The lesson is simple: it’s better to have a smaller slice of a large and fast-growing pie than a big slice of a small and slow-growing one.

The government recognises at least some of these realities about growth, but it is only paying lip service to them. It is ironic that this year’s budget falls one day after Tax Freedom Day, the day that the average New Zealander stops working for the government – central and local – and starts working for themselves. Next year Tax Freedom Day will fall three days later on current projections. Big and growing government is no way to encourage faster growth.


The Business Roundtable has been arguing that the government is slowly killing the goose that has been laying the golden eggs. So too have other business organisations and observers like the OECD. The government has been in denial. The budget’s medium to longer-term projections for growth may settle the argument.
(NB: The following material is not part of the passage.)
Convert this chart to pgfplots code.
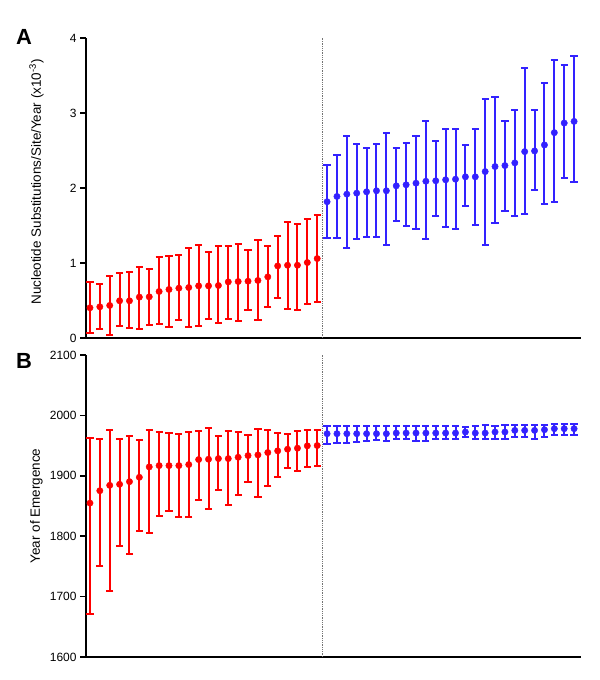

Nearly two years ago a Tremain cartoon had a rather puny Dr Cullen flexing his muscles behind a set of weights marked ‘4 percent growth’, and two onlookers saying, “Don’t you wish he’d stop all the flexing and just step up and get on with it?” If the budget confirms that Dr Cullen has failed to raise the bar, the time he set himself for doing so is – for all practical purposes – up. In that event we must hope that the government will reconsider its growth policies, as it has reconsidered its policies in some other areas, or that other political parties will offer voters more credible policies at the next election. The success of the earlier reforms greatly improved the country’s outlook, but there is no excuse for not doing a lot better yet. A wide and growing income gap with Australia and other better-performing countries is not – I suspect – what most New Zealanders want to look forward to.